Yaara Maula nous prend aux tripes dès l’introduction. La voix de Rahul Ram est profonde et elle est soutenue par les magnifiques violons ainsi que le piano, bientôt transcendé par la fin du premier couplet et l’arrivée des guitares tranchantes. Le rythme est bouleversé et l’instrumentation classique du début laisse place à une ambiance plus noire. La tournure rock du morceau ne lui enlève rien de sa splendeur, et la durée courte du titre lui donne une urgence, une colère et une rapidité étourdissantes.

Tablas, dhols, trompettes se succèdent dès l’ouverture martiale de la chanson Arambh qui compte sur la voix de Piyush Mishra, lui-même compositeur de la BO qui insuffle un esprit épique, libérateur et frondeur. La fin du premier couplet, les accélérations de rythmes, la frénésie qui se dégage de l’ensemble lui permettent une fois encore de se renouveler. Le disque prend de plus en plus d’ampleur, montant crescendo. Les détails fourmillent : anklets, tambours, violons, tous réunis pour offrir une tonalité opératique.

Aisi Saaza semble annoncer le calme avant la tempête. Premières paroles, et tout est fait pour nous subjuguer : Shilpa Rao donne de la voix, et de quelle manière ! Tempérée, mesurée, limite lancinante, la voix de la chanteuse est magnifique. Depuis Kudhaa Jaane et même Saiyaan Re sur la BO de Salaam-e-Ishq, elle est présente dans les BO majeures et devient par la même occasion une artiste qui compte voire une artiste incontournable. C’est l’occasion d’entendre un très beau riff de guitare acoustique et une production d’une qualité supérieure. Le plus beau réside sans doute dans l’arrivée de la pluie accompagnée par l’air de piano, en mezzo vocce, avant le retour des percussions à 3 min’ 36 par la grâce d’un tambour frappé sèchement. On peut d’ores et déjà parier sur la présence de cette chanson dans le top de l’année.

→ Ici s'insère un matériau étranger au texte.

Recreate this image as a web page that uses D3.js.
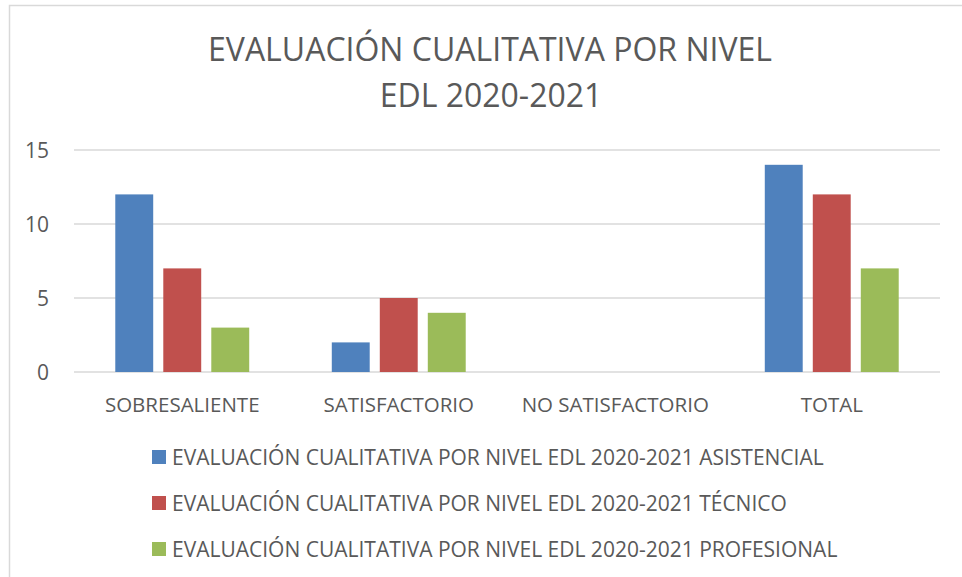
<!DOCTYPE html>
<html>
<head>
<meta charset="utf-8">
<script src="https://cdn.jsdelivr.net/npm/d3@7"></script>
<style>
  body { margin: 0; background: #fff; }
  text { font-family: "Open Sans", "Noto Sans", sans-serif; fill: #595959; }
</style>
</head>
<body>
<div id="chart"></div>
<script>
// Data
const categories = ["SOBRESALIENTE", "SATISFACTORIO", "NO SATISFACTORIO", "TOTAL"];
const seriesNames = [
    "EVALUACIÓN CUALITATIVA POR NIVEL EDL 2020-2021 ASISTENCIAL",
    "EVALUACIÓN CUALITATIVA POR NIVEL EDL 2020-2021 TÉCNICO",
    "EVALUACIÓN CUALITATIVA POR NIVEL EDL 2020-2021 PROFESIONAL"
];
const asistencial = [12, 2, 0, 14];
const tecnico = [7, 5, 0, 12];
const profesional = [3, 4, 0, 7];
const yTicks = [0, 5, 10, 15];
const colors = ["#4F81BD", "#C0504D", "#9BBB59"];

const seriesValues = [asistencial, tecnico, profesional];

const width = 962;
const height = 577;

const svg = d3.select("#chart")
    .append("svg")
    .attr("width", width)
    .attr("height", height);

// chart area border
svg.append("rect")
    .attr("x", 9.5)
    .attr("y", 5.5)
    .attr("width", 1000)
    .attr("height", 700)
    .attr("fill", "none")
    .attr("stroke", "#D9D9D9")
    .attr("stroke-width", 1.5);

// Title
const title = svg.append("text")
    .attr("text-anchor", "middle")
    .style("font-size", "32px");
title.append("tspan").attr("x", 490).attr("y", 61).text("EVALUACIÓN CUALITATIVA POR NIVEL");
title.append("tspan").attr("x", 491).attr("y", 107).text("EDL 2020-2021");

// Scales
const plot = { left: 74, right: 940, top: 150, bottom: 372 };

const x0 = d3.scaleBand()
    .domain(categories)
    .range([plot.left, plot.right]);

const x1 = d3.scaleBand()
    .domain(d3.range(seriesNames.length))
    .range([0, x0.bandwidth()])
    .paddingInner(0.21)
    .paddingOuter(0.86);

const y = d3.scaleLinear()
    .domain([0, 15])
    .range([plot.bottom, plot.top]);

// Gridlines
svg.append("g")
    .selectAll("line")
    .data(yTicks)
    .enter()
    .append("line")
    .attr("x1", plot.left)
    .attr("x2", plot.right)
    .attr("y1", d => y(d))
    .attr("y2", d => y(d))
    .attr("stroke", "#D9D9D9")
    .attr("stroke-width", 1.5);

// Y axis labels
svg.append("g")
    .selectAll("text")
    .data(yTicks)
    .enter()
    .append("text")
    .attr("x", 49)
    .attr("y", d => y(d))
    .attr("dy", "0.36em")
    .attr("text-anchor", "end")
    .style("font-size", "21px")
    .text(d => d);

// Bars
const groups = svg.append("g")
    .selectAll("g")
    .data(categories)
    .enter()
    .append("g")
    .attr("transform", d => `translate(${x0(d)},0)`);

groups.selectAll("rect")
    .data((d, i) => seriesValues.map((s, j) => ({ series: j, value: s[i] })))
    .enter()
    .append("rect")
    .attr("x", d => x1(d.series))
    .attr("width", x1.bandwidth())
    .attr("y", d => y(d.value))
    .attr("height", d => y(0) - y(d.value))
    .attr("fill", d => colors[d.series]);

// X axis labels
svg.append("g")
    .selectAll("text")
    .data(categories)
    .enter()
    .append("text")
    .attr("x", d => x0(d) + x0.bandwidth() / 2)
    .attr("y", 412)
    .attr("text-anchor", "middle")
    .style("font-size", "20.5px")
    .text(d => d);

// Legend
const legend = svg.append("g")
    .selectAll("g")
    .data(seriesNames)
    .enter()
    .append("g")
    .attr("transform", (d, i) => `translate(152,${450 + i * 46})`);

legend.append("rect")
    .attr("width", 14)
    .attr("height", 14)
    .attr("fill", (d, i) => colors[i]);

legend.append("text")
    .attr("x", 20)
    .attr("y", 7)
    .attr("dy", "0.36em")
    .style("font-size", "21px")
    .text(d => d);
</script>
</body>
</html>
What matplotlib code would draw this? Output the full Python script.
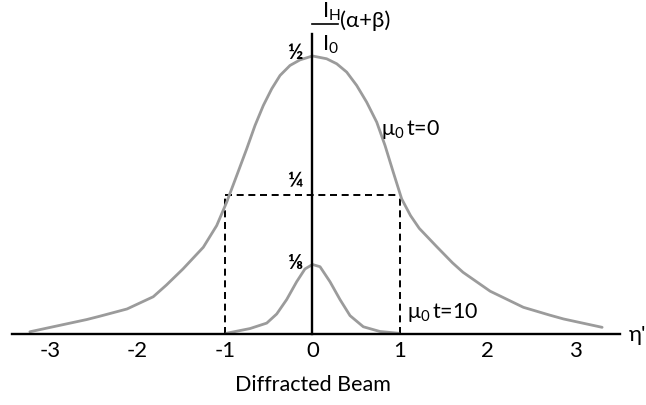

Si Sheher impressionne également par sa construction dramatique avec un passage très sombre à 2 min 30 durant lequel l’accordéon semble désaccordé, c’est surtout la chanson Beedo, le second titre de Rekha, et son petit air punjabi (2 min 54 s à 3 min 01 s) qui constitue le point d’orgue du disque, son firmament. La composition rappelle inévitablement Beedi sur Omkara, chanté déjà par Rekha, mais ici pas de synthé ni de rythmes retravaillés. Tout est typiquement traditionnel, même si la guitare électrique vient s’immiscer en donnant irrésistiblement envie de taper des mains en se laissant emporter par la voix, la musique et les paroles. Un travail d’orfèvre.

Deux très beaux morceaux referment le disque dont Duniya.
Une très belle BO qui a l’audace de proposer une musique aux sonorités typiquement indiennes quand d’autres se tournent davantage vers un format occidental avec des titres raccourcis et destinés à être aussitôt écoutés aussitôt oubliés. Ne vous attendez pas à une BO au rythme endiablé, c’est exactement l’inverse. Lentement mais sûrement sa beauté se dévoile. La BO semble tenir des promesses que le film n’aura plus qu’à concrétiser.